TASK BRIEF: Type out the complete listing below word for word, without its pictures.

== DATA SEGMENT

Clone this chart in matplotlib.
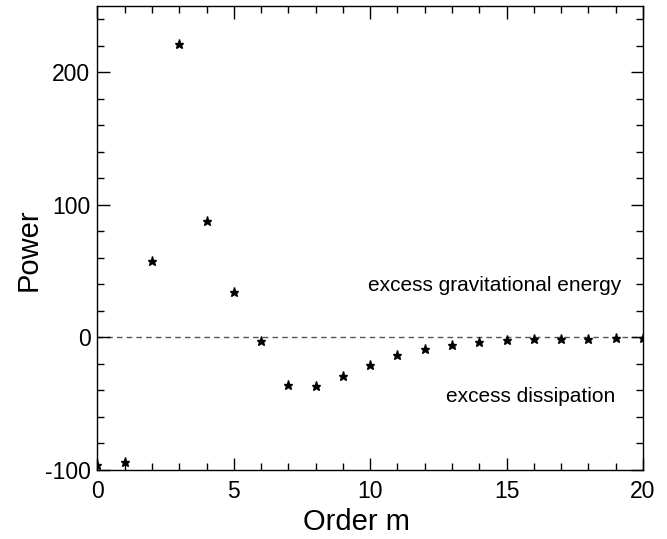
import matplotlib.pyplot as plt
from matplotlib.ticker import MultipleLocator

plt.rcParams['font.family'] = ['Liberation Sans', 'DejaVu Sans']
plt.rcParams['axes.unicode_minus'] = False

# power per azimuthal order m
order_m = list(range(0, 21))
power = [-96, -94, 58, 221, 88, 34, -3, -36, -37, -29, -20.5,
         -13, -8.5, -5.4, -3.1, -1.8, -1.3, -1.2, -1.0, -0.8, -0.5]

fig = plt.figure(figsize=(6.67, 5.39), dpi=100)
ax = fig.add_axes([0.146, 0.128, 0.818, 0.861])

# zero line
ax.axhline(0, color='#555555', linestyle=(0, (4, 3)), linewidth=1.0, zorder=1)

ax.plot(order_m, power, linestyle='none', marker='*', color='black',
        markersize=6.5, zorder=3)

ax.set_xlim(0, 20)
ax.set_ylim(-100, 250)
ax.xaxis.set_major_locator(MultipleLocator(5))
ax.xaxis.set_minor_locator(MultipleLocator(1))
ax.yaxis.set_major_locator(MultipleLocator(100))
ax.yaxis.set_minor_locator(MultipleLocator(20))
ax.tick_params(which='both', direction='in', top=True, right=True,
               labelsize=16.5, width=1)
ax.tick_params(which='major', length=9)
ax.tick_params(which='minor', length=5)
ax.tick_params(axis='x', pad=7)
ax.tick_params(axis='y', pad=5)
for s in ax.spines.values():
    s.set_linewidth(1)

ax.set_xlabel('Order m', fontsize=21)
ax.set_ylabel('Power', fontsize=21)
ax.xaxis.set_label_coords(0.475, -0.081)
ax.yaxis.set_label_coords(-0.10, 0.474)

ax.text(19.2, 39.5, 'excess gravitational energy', fontsize=15,
        ha='right', va='center')
ax.text(19.0, -44.5, 'excess dissipation', fontsize=15,
        ha='right', va='center')

fig.savefig('out.png', dpi=100)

====

THE RESULT:
Clone this chart in matplotlib.
import matplotlib.pyplot as plt
from matplotlib.ticker import MultipleLocator

plt.rcParams['font.family'] = ['Liberation Sans', 'DejaVu Sans']
plt.rcParams['axes.unicode_minus'] = False

# power per azimuthal order m
order_m = list(range(0, 21))
power = [-96, -94, 58, 221, 88, 34, -3, -36, -37, -29, -20.5,
         -13, -8.5, -5.4, -3.1, -1.8, -1.3, -1.2, -1.0, -0.8, -0.5]

fig = plt.figure(figsize=(6.67, 5.39), dpi=100)
ax = fig.add_axes([0.146, 0.128, 0.818, 0.861])

# zero line
ax.axhline(0, color='#555555', linestyle=(0, (4, 3)), linewidth=1.0, zorder=1)

ax.plot(order_m, power, linestyle='none', marker='*', color='black',
        markersize=6.5, zorder=3)

ax.set_xlim(0, 20)
ax.set_ylim(-100, 250)
ax.xaxis.set_major_locator(MultipleLocator(5))
ax.xaxis.set_minor_locator(MultipleLocator(1))
ax.yaxis.set_major_locator(MultipleLocator(100))
ax.yaxis.set_minor_locator(MultipleLocator(20))
ax.tick_params(which='both', direction='in', top=True, right=True,
               labelsize=16.5, width=1)
ax.tick_params(which='major', length=9)
ax.tick_params(which='minor', length=5)
ax.tick_params(axis='x', pad=7)
ax.tick_params(axis='y', pad=5)
for s in ax.spines.values():
    s.set_linewidth(1)

ax.set_xlabel('Order m', fontsize=21)
ax.set_ylabel('Power', fontsize=21)
ax.xaxis.set_label_coords(0.475, -0.081)
ax.yaxis.set_label_coords(-0.10, 0.474)

ax.text(19.2, 39.5, 'excess gravitational energy', fontsize=15,
        ha='right', va='center')
ax.text(19.0, -44.5, 'excess dissipation', fontsize=15,
        ha='right', va='center')

fig.savefig('out.png', dpi=100)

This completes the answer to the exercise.